Supplied data →
════
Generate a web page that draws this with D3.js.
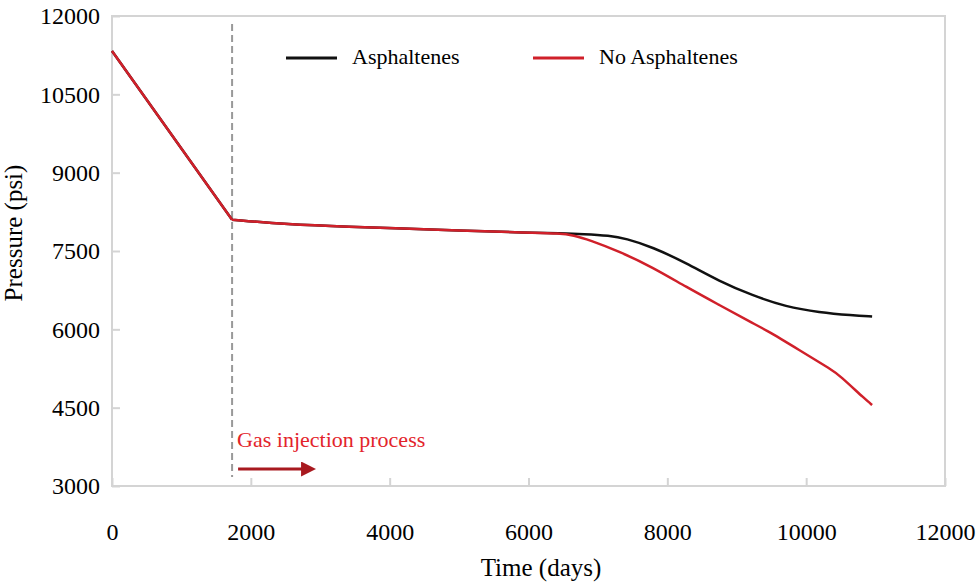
<!DOCTYPE html>
<html>
<head>
<meta charset="utf-8">
<script src="https://cdn.jsdelivr.net/npm/d3@7"></script>
<style>
  body { margin: 0; background: #fff; }
  text { font-family: "Liberation Serif", "Times New Roman", serif; }
</style>
</head>
<body>
<div id="chart"></div>
<script>
// values
const xTicks = [0, 2000, 4000, 6000, 8000, 10000, 12000];
const yTicks = [3000, 4500, 6000, 7500, 9000, 10500, 12000];

// depletion before injection (straight drop)
const depletionDays = [0, 1730];
const depletionPsi = [11330, 8100];

// shared part after injection starts, before the curves split
const commonDays = [1730, 2500, 3500, 4000, 5000, 6000, 6450];
const commonPsi = [8100, 8010, 7960, 7940, 7890, 7850, 7838];

const asphDays = [6450, 6800, 7165, 7400, 7784, 8273, 8748, 9223, 9712, 10187, 10662, 10950];
const asphPsi = [7838, 7825, 7795, 7740, 7576, 7270, 6920, 6650, 6430, 6325, 6268, 6245];

const noAsphDays = [6450, 6650, 6878, 7309, 7784, 8273, 8748, 9223, 9424, 9899, 10374, 10475, 10863, 10950];
const noAsphPsi = [7838, 7800, 7710, 7490, 7193, 6810, 6466, 6121, 5987, 5604, 5221, 5125, 4646, 4551];

const injectionDay = 1730;
const seriesNames = ['Asphaltenes', 'No Asphaltenes'];
const seriesColors = ['#111111', '#d0202a'];

const width = 976, height = 582;
const margin = { top: 16, right: 31, bottom: 96, left: 112 };
const innerW = width - margin.left - margin.right;
const innerH = height - margin.top - margin.bottom;

const svg = d3.select('#chart')
    .append('svg')
    .attr('width', width)
    .attr('height', height);

const g = svg.append('g')
    .attr('transform', `translate(${margin.left},${margin.top})`);

const x = d3.scaleLinear().domain([0, 12000]).range([0, innerW]);
const y = d3.scaleLinear().domain([3000, 12000]).range([innerH, 0]);

// frame
g.append('rect')
    .attr('width', innerW)
    .attr('height', innerH)
    .attr('fill', 'none')
    .attr('stroke', '#d4d4d4')
    .attr('stroke-width', 2);

function styleAxis(sel) {
    sel.attr('font-family', null);
    sel.select('.domain').remove();
    sel.selectAll('.tick line').attr('stroke', '#d4d4d4').attr('stroke-width', 2);
    sel.selectAll('.tick text')
        .attr('font-size', 24)
        .attr('fill', '#000');
}

// y axis
const yAxis = d3.axisLeft(y)
    .tickValues(yTicks)
    .tickSizeInner(-8)
    .tickSizeOuter(0)
    .tickPadding(12)
    .tickFormat(d3.format('d'));

g.append('g')
    .call(yAxis)
    .call(styleAxis);

// x axis
const xAxis = d3.axisBottom(x)
    .tickValues(xTicks)
    .tickSizeInner(-8)
    .tickSizeOuter(0)
    .tickPadding(37)
    .tickFormat(d3.format('d'));

g.append('g')
    .attr('transform', `translate(0,${innerH})`)
    .call(xAxis)
    .call(styleAxis);

// axis titles
svg.append('text')
    .attr('x', 541)
    .attr('y', 576)
    .attr('text-anchor', 'middle')
    .attr('font-size', 25)
    .text('Time (days)');

svg.append('text')
    .attr('transform', 'translate(22,233) rotate(-90)')
    .attr('text-anchor', 'middle')
    .attr('font-size', 25)
    .text('Pressure (psi)');

// injection start marker
g.append('line')
    .attr('x1', x(injectionDay))
    .attr('x2', x(injectionDay))
    .attr('y1', 8)
    .attr('y2', innerH - 9)
    .attr('stroke', '#999')
    .attr('stroke-width', 2)
    .attr('stroke-dasharray', '7,4');

const straight = d3.line()
    .x((d) => x(d[0]))
    .y((d) => y(d[1]));

const smooth = d3.line()
    .x((d) => x(d[0]))
    .y((d) => y(d[1]))
    .curve(d3.curveBasis);

const zip = (a, b) => a.map((d, i) => [d, b[i]]);
const depletion = zip(depletionDays, depletionPsi);
const common = zip(commonDays, commonPsi);

const series = [
    common.concat(zip(asphDays, asphPsi).slice(1)),
    common.concat(zip(noAsphDays, noAsphPsi).slice(1)),
];

series.forEach((pts, i) => {
    g.append('path')
        .attr('d', straight(depletion) + smooth(pts))
        .attr('fill', 'none')
        .attr('stroke', seriesColors[i])
        .attr('stroke-width', 2.5)
        .attr('stroke-linejoin', 'round');
});

// legend
const legendX = [174, 421];
seriesNames.forEach((name, i) => {
    g.append('line')
        .attr('x1', legendX[i])
        .attr('x2', legendX[i] + 51)
        .attr('y1', 42)
        .attr('y2', 42)
        .attr('stroke', seriesColors[i])
        .attr('stroke-width', 3);
    g.append('text')
        .attr('x', legendX[i] + 66)
        .attr('y', 48)
        .attr('font-size', 22)
        .text(name);
});

// gas injection annotation
svg.append('defs').append('marker')
    .attr('id', 'arrow')
    .attr('viewBox', '0 0 10 10')
    .attr('refX', 2)
    .attr('refY', 5)
    .attr('markerWidth', 5)
    .attr('markerHeight', 5)
    .attr('markerUnits', 'strokeWidth')
    .attr('orient', 'auto')
    .append('path')
    .attr('d', 'M0,0 L10,5 L0,10 Z')
    .attr('fill', '#a8191f');

g.append('line')
    .attr('x1', x(injectionDay) + 6)
    .attr('x2', x(injectionDay) + 72)
    .attr('y1', 453)
    .attr('y2', 453)
    .attr('stroke', '#a8191f')
    .attr('stroke-width', 3)
    .attr('marker-end', 'url(#arrow)');

g.append('text')
    .attr('x', x(injectionDay) + 5)
    .attr('y', 431)
    .attr('font-size', 22)
    .attr('fill', '#e3242b')
    .text('Gas injection process');
</script>
</body>
</html>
════
Task requirements → Copy all the lines of data exactly as they appear, dropping any images.

Exercise solution →
Generate a web page that draws this with D3.js.
<!DOCTYPE html>
<html>
<head>
<meta charset="utf-8">
<script src="https://cdn.jsdelivr.net/npm/d3@7"></script>
<style>
  body { margin: 0; background: #fff; }
  text { font-family: "Liberation Serif", "Times New Roman", serif; }
</style>
</head>
<body>
<div id="chart"></div>
<script>
// values
const xTicks = [0, 2000, 4000, 6000, 8000, 10000, 12000];
const yTicks = [3000, 4500, 6000, 7500, 9000, 10500, 12000];

// depletion before injection (straight drop)
const depletionDays = [0, 1730];
const depletionPsi = [11330, 8100];

// shared part after injection starts, before the curves split
const commonDays = [1730, 2500, 3500, 4000, 5000, 6000, 6450];
const commonPsi = [8100, 8010, 7960, 7940, 7890, 7850, 7838];

const asphDays = [6450, 6800, 7165, 7400, 7784, 8273, 8748, 9223, 9712, 10187, 10662, 10950];
const asphPsi = [7838, 7825, 7795, 7740, 7576, 7270, 6920, 6650, 6430, 6325, 6268, 6245];

const noAsphDays = [6450, 6650, 6878, 7309, 7784, 8273, 8748, 9223, 9424, 9899, 10374, 10475, 10863, 10950];
const noAsphPsi = [7838, 7800, 7710, 7490, 7193, 6810, 6466, 6121, 5987, 5604, 5221, 5125, 4646, 4551];

const injectionDay = 1730;
const seriesNames = ['Asphaltenes', 'No Asphaltenes'];
const seriesColors = ['#111111', '#d0202a'];

const width = 976, height = 582;
const margin = { top: 16, right: 31, bottom: 96, left: 112 };
const innerW = width - margin.left - margin.right;
const innerH = height - margin.top - margin.bottom;

const svg = d3.select('#chart')
    .append('svg')
    .attr('width', width)
    .attr('height', height);

const g = svg.append('g')
    .attr('transform', `translate(${margin.left},${margin.top})`);

const x = d3.scaleLinear().domain([0, 12000]).range([0, innerW]);
const y = d3.scaleLinear().domain([3000, 12000]).range([innerH, 0]);

// frame
g.append('rect')
    .attr('width', innerW)
    .attr('height', innerH)
    .attr('fill', 'none')
    .attr('stroke', '#d4d4d4')
    .attr('stroke-width', 2);

function styleAxis(sel) {
    sel.attr('font-family', null);
    sel.select('.domain').remove();
    sel.selectAll('.tick line').attr('stroke', '#d4d4d4').attr('stroke-width', 2);
    sel.selectAll('.tick text')
        .attr('font-size', 24)
        .attr('fill', '#000');
}

// y axis
const yAxis = d3.axisLeft(y)
    .tickValues(yTicks)
    .tickSizeInner(-8)
    .tickSizeOuter(0)
    .tickPadding(12)
    .tickFormat(d3.format('d'));

g.append('g')
    .call(yAxis)
    .call(styleAxis);

// x axis
const xAxis = d3.axisBottom(x)
    .tickValues(xTicks)
    .tickSizeInner(-8)
    .tickSizeOuter(0)
    .tickPadding(37)
    .tickFormat(d3.format('d'));

g.append('g')
    .attr('transform', `translate(0,${innerH})`)
    .call(xAxis)
    .call(styleAxis);

// axis titles
svg.append('text')
    .attr('x', 541)
    .attr('y', 576)
    .attr('text-anchor', 'middle')
    .attr('font-size', 25)
    .text('Time (days)');

svg.append('text')
    .attr('transform', 'translate(22,233) rotate(-90)')
    .attr('text-anchor', 'middle')
    .attr('font-size', 25)
    .text('Pressure (psi)');

// injection start marker
g.append('line')
    .attr('x1', x(injectionDay))
    .attr('x2', x(injectionDay))
    .attr('y1', 8)
    .attr('y2', innerH - 9)
    .attr('stroke', '#999')
    .attr('stroke-width', 2)
    .attr('stroke-dasharray', '7,4');

const straight = d3.line()
    .x((d) => x(d[0]))
    .y((d) => y(d[1]));

const smooth = d3.line()
    .x((d) => x(d[0]))
    .y((d) => y(d[1]))
    .curve(d3.curveBasis);

const zip = (a, b) => a.map((d, i) => [d, b[i]]);
const depletion = zip(depletionDays, depletionPsi);
const common = zip(commonDays, commonPsi);

const series = [
    common.concat(zip(asphDays, asphPsi).slice(1)),
    common.concat(zip(noAsphDays, noAsphPsi).slice(1)),
];

series.forEach((pts, i) => {
    g.append('path')
        .attr('d', straight(depletion) + smooth(pts))
        .attr('fill', 'none')
        .attr('stroke', seriesColors[i])
        .attr('stroke-width', 2.5)
        .attr('stroke-linejoin', 'round');
});

// legend
const legendX = [174, 421];
seriesNames.forEach((name, i) => {
    g.append('line')
        .attr('x1', legendX[i])
        .attr('x2', legendX[i] + 51)
        .attr('y1', 42)
        .attr('y2', 42)
        .attr('stroke', seriesColors[i])
        .attr('stroke-width', 3);
    g.append('text')
        .attr('x', legendX[i] + 66)
        .attr('y', 48)
        .attr('font-size', 22)
        .text(name);
});

// gas injection annotation
svg.append('defs').append('marker')
    .attr('id', 'arrow')
    .attr('viewBox', '0 0 10 10')
    .attr('refX', 2)
    .attr('refY', 5)
    .attr('markerWidth', 5)
    .attr('markerHeight', 5)
    .attr('markerUnits', 'strokeWidth')
    .attr('orient', 'auto')
    .append('path')
    .attr('d', 'M0,0 L10,5 L0,10 Z')
    .attr('fill', '#a8191f');

g.append('line')
    .attr('x1', x(injectionDay) + 6)
    .attr('x2', x(injectionDay) + 72)
    .attr('y1', 453)
    .attr('y2', 453)
    .attr('stroke', '#a8191f')
    .attr('stroke-width', 3)
    .attr('marker-end', 'url(#arrow)');

g.append('text')
    .attr('x', x(injectionDay) + 5)
    .attr('y', 431)
    .attr('font-size', 22)
    .attr('fill', '#e3242b')
    .text('Gas injection process');
</script>
</body>
</html>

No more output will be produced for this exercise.